Given task
Each line below must be set down exactly; omit any image you find.

━━ Provided data ━━

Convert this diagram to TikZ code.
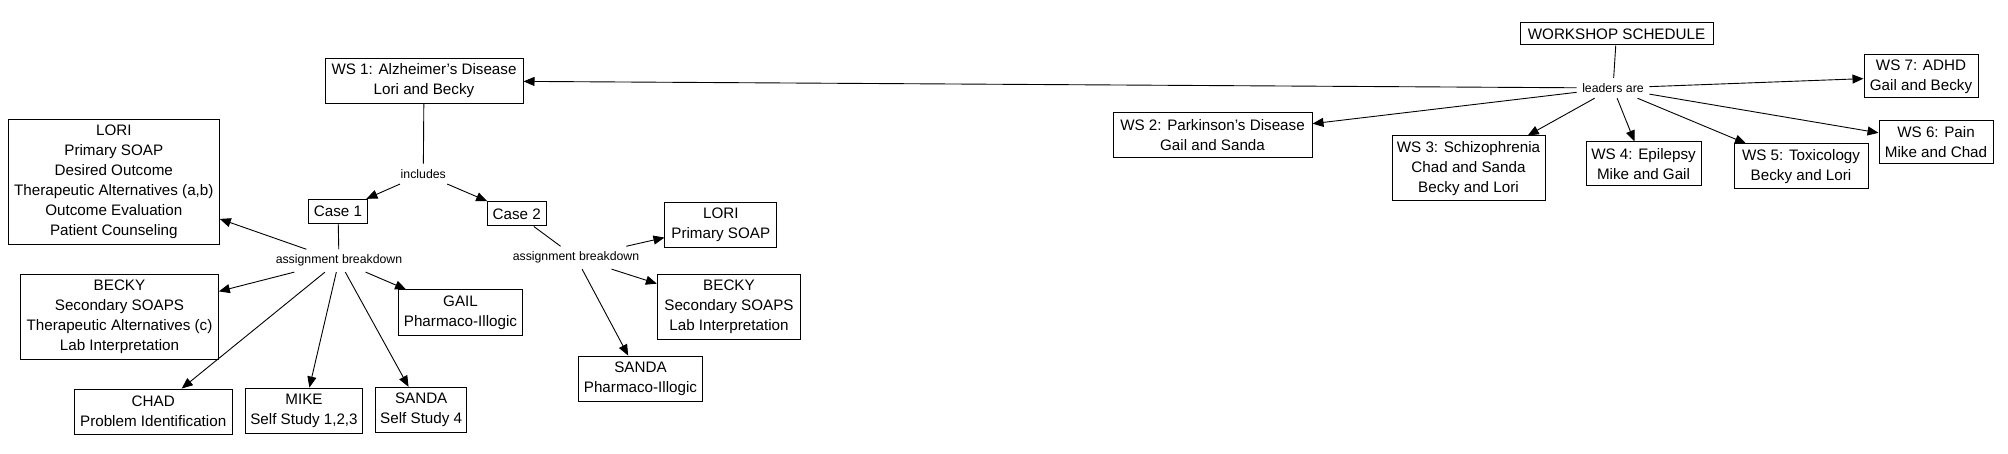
\documentclass[tikz,border=0pt]{standalone}
\usepackage{fontspec}
\setmainfont{Liberation Sans}
\usetikzlibrary{arrows.meta}
\begin{document}
\begin{tikzpicture}[x=1pt,y=-1pt,
  box/.style={draw,line width=1pt,inner sep=1pt,align=center,font=\fontsize{15.2}{20.1}\selectfont},
  lab/.style={inner sep=5.5pt,font=\fontsize{12.3}{13}\selectfont},
  link/.style={line width=0.9pt},
  arr/.style={line width=0.9pt,-{Triangle[length=11pt,width=9pt]}}]
\useasboundingbox (0,0) rectangle (2008,454);
\fill[white] (0,0) rectangle (2008,454);
% top right: workshop schedule
\node[box,minimum width=193,minimum height=22] (ws) at (1616.5,34) {WORKSHOP SCHEDULE};
\node[lab] (leaders) at (1613,88) {leaders are};
\node[box,minimum width=198,minimum height=45] (ws1) at (424,80.8) {WS 1: Alzheimer's Disease\\Lori and Becky};
\node[box,minimum width=199,minimum height=45] (ws2) at (1212.5,135.5) {WS 2: Parkinson's Disease\\Gail and Sanda};
\node[box,minimum width=153,minimum height=65] (ws3) at (1468.5,168.5) {WS 3: Schizophrenia\\Chad and Sanda\\Becky and Lori};
\node[box,minimum width=115,minimum height=44] (ws4) at (1643.5,164) {WS 4: Epilepsy\\Mike and Gail};
\node[box,minimum width=134,minimum height=45] (ws5) at (1801,166.5) {WS 5: Toxicology\\Becky and Lori};
\node[box,minimum width=114,minimum height=43] (ws6) at (1936,142.5) {WS 6: Pain\\Mike and Chad};
\node[box,minimum width=114,minimum height=43] (ws7) at (1921,76.5) {WS 7: ADHD\\Gail and Becky};
% WS1 breakdown
\node[lab] (includes) at (423.3,173.8) {includes};
\node[box,minimum width=59,minimum height=24] (case1) at (338,211.3) {Case 1};
\node[box,minimum width=58.7,minimum height=24.3] (case2) at (516.7,213.8) {Case 2};
\node[lab] (ab1) at (339,260.7) {assignment breakdown};
\node[lab] (ab2) at (576,257.7) {assignment breakdown};
\node[box,minimum width=211,minimum height=125] (lori1) at (113.8,181.8) {LORI\\Primary SOAP\\Desired Outcome\\Therapeutic Alternatives (a,b)\\Outcome Evaluation\\Patient Counseling};
\node[box,minimum width=197.7,minimum height=85.3] (becky1) at (119.5,316.7) {BECKY\\Secondary SOAPS\\Therapeutic Alternatives (c)\\Lab Interpretation};
\node[box,minimum width=124.3,minimum height=45.7] (gail1) at (460.5,312.8) {GAIL\\Pharmaco-Illogic};
\node[box,minimum width=158.3,minimum height=45.3] (chad1) at (153.2,411.7) {CHAD\\Problem Identification};
\node[box,minimum width=116.7,minimum height=45.3] (mike1) at (304,410.7) {MIKE\\Self Study 1,2,3};
\node[box,minimum width=91,minimum height=45] (sanda1) at (421.2,409.8) {SANDA\\Self Study 4};
\node[box,minimum width=111.7,minimum height=45] (lori2) at (720.8,224.8) {LORI\\Primary SOAP};
\node[box,minimum width=143.3,minimum height=65] (becky2) at (729,306.8) {BECKY\\Secondary SOAPS\\Lab Interpretation};
\node[box,minimum width=124.3,minimum height=45.3] (sanda2) at (640.5,378.7) {SANDA\\Pharmaco-Illogic};
% connectors
\draw[link] (ws) -- (leaders);
\draw[arr] (leaders) -- (ws1);
\draw[arr] (leaders) -- (ws2);
\draw[arr] (leaders) -- (ws3);
\draw[arr] (leaders) -- (ws4);
\draw[arr] (leaders) -- (ws5);
\draw[arr] (leaders) -- (ws6);
\draw[arr] (leaders) -- (ws7);
\draw[link] (ws1) -- (includes);
\draw[arr] (includes) -- (case1);
\draw[arr] (includes) -- (case2);
\draw[link] (case1) -- (ab1);
\draw[link] (case2) -- (ab2);
\draw[arr] (ab1) -- (lori1);
\draw[arr] (ab1) -- (becky1);
\draw[arr] (ab1) -- (gail1);
\draw[arr] (ab1) -- (chad1);
\draw[arr] (ab1) -- (mike1);
\draw[arr] (ab1) -- (sanda1);
\draw[arr] (ab2) -- (lori2);
\draw[arr] (ab2) -- (becky2);
\draw[arr] (ab2) -- (sanda2);
\end{tikzpicture}
\end{document}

━━━

Problem solution
Convert this diagram to TikZ code.
\documentclass[tikz,border=0pt]{standalone}
\usepackage{fontspec}
\setmainfont{Liberation Sans}
\usetikzlibrary{arrows.meta}
\begin{document}
\begin{tikzpicture}[x=1pt,y=-1pt,
  box/.style={draw,line width=1pt,inner sep=1pt,align=center,font=\fontsize{15.2}{20.1}\selectfont},
  lab/.style={inner sep=5.5pt,font=\fontsize{12.3}{13}\selectfont},
  link/.style={line width=0.9pt},
  arr/.style={line width=0.9pt,-{Triangle[length=11pt,width=9pt]}}]
\useasboundingbox (0,0) rectangle (2008,454);
\fill[white] (0,0) rectangle (2008,454);
% top right: workshop schedule
\node[box,minimum width=193,minimum height=22] (ws) at (1616.5,34) {WORKSHOP SCHEDULE};
\node[lab] (leaders) at (1613,88) {leaders are};
\node[box,minimum width=198,minimum height=45] (ws1) at (424,80.8) {WS 1: Alzheimer's Disease\\Lori and Becky};
\node[box,minimum width=199,minimum height=45] (ws2) at (1212.5,135.5) {WS 2: Parkinson's Disease\\Gail and Sanda};
\node[box,minimum width=153,minimum height=65] (ws3) at (1468.5,168.5) {WS 3: Schizophrenia\\Chad and Sanda\\Becky and Lori};
\node[box,minimum width=115,minimum height=44] (ws4) at (1643.5,164) {WS 4: Epilepsy\\Mike and Gail};
\node[box,minimum width=134,minimum height=45] (ws5) at (1801,166.5) {WS 5: Toxicology\\Becky and Lori};
\node[box,minimum width=114,minimum height=43] (ws6) at (1936,142.5) {WS 6: Pain\\Mike and Chad};
\node[box,minimum width=114,minimum height=43] (ws7) at (1921,76.5) {WS 7: ADHD\\Gail and Becky};
% WS1 breakdown
\node[lab] (includes) at (423.3,173.8) {includes};
\node[box,minimum width=59,minimum height=24] (case1) at (338,211.3) {Case 1};
\node[box,minimum width=58.7,minimum height=24.3] (case2) at (516.7,213.8) {Case 2};
\node[lab] (ab1) at (339,260.7) {assignment breakdown};
\node[lab] (ab2) at (576,257.7) {assignment breakdown};
\node[box,minimum width=211,minimum height=125] (lori1) at (113.8,181.8) {LORI\\Primary SOAP\\Desired Outcome\\Therapeutic Alternatives (a,b)\\Outcome Evaluation\\Patient Counseling};
\node[box,minimum width=197.7,minimum height=85.3] (becky1) at (119.5,316.7) {BECKY\\Secondary SOAPS\\Therapeutic Alternatives (c)\\Lab Interpretation};
\node[box,minimum width=124.3,minimum height=45.7] (gail1) at (460.5,312.8) {GAIL\\Pharmaco-Illogic};
\node[box,minimum width=158.3,minimum height=45.3] (chad1) at (153.2,411.7) {CHAD\\Problem Identification};
\node[box,minimum width=116.7,minimum height=45.3] (mike1) at (304,410.7) {MIKE\\Self Study 1,2,3};
\node[box,minimum width=91,minimum height=45] (sanda1) at (421.2,409.8) {SANDA\\Self Study 4};
\node[box,minimum width=111.7,minimum height=45] (lori2) at (720.8,224.8) {LORI\\Primary SOAP};
\node[box,minimum width=143.3,minimum height=65] (becky2) at (729,306.8) {BECKY\\Secondary SOAPS\\Lab Interpretation};
\node[box,minimum width=124.3,minimum height=45.3] (sanda2) at (640.5,378.7) {SANDA\\Pharmaco-Illogic};
% connectors
\draw[link] (ws) -- (leaders);
\draw[arr] (leaders) -- (ws1);
\draw[arr] (leaders) -- (ws2);
\draw[arr] (leaders) -- (ws3);
\draw[arr] (leaders) -- (ws4);
\draw[arr] (leaders) -- (ws5);
\draw[arr] (leaders) -- (ws6);
\draw[arr] (leaders) -- (ws7);
\draw[link] (ws1) -- (includes);
\draw[arr] (includes) -- (case1);
\draw[arr] (includes) -- (case2);
\draw[link] (case1) -- (ab1);
\draw[link] (case2) -- (ab2);
\draw[arr] (ab1) -- (lori1);
\draw[arr] (ab1) -- (becky1);
\draw[arr] (ab1) -- (gail1);
\draw[arr] (ab1) -- (chad1);
\draw[arr] (ab1) -- (mike1);
\draw[arr] (ab1) -- (sanda1);
\draw[arr] (ab2) -- (lori2);
\draw[arr] (ab2) -- (becky2);
\draw[arr] (ab2) -- (sanda2);
\end{tikzpicture}
\end{document}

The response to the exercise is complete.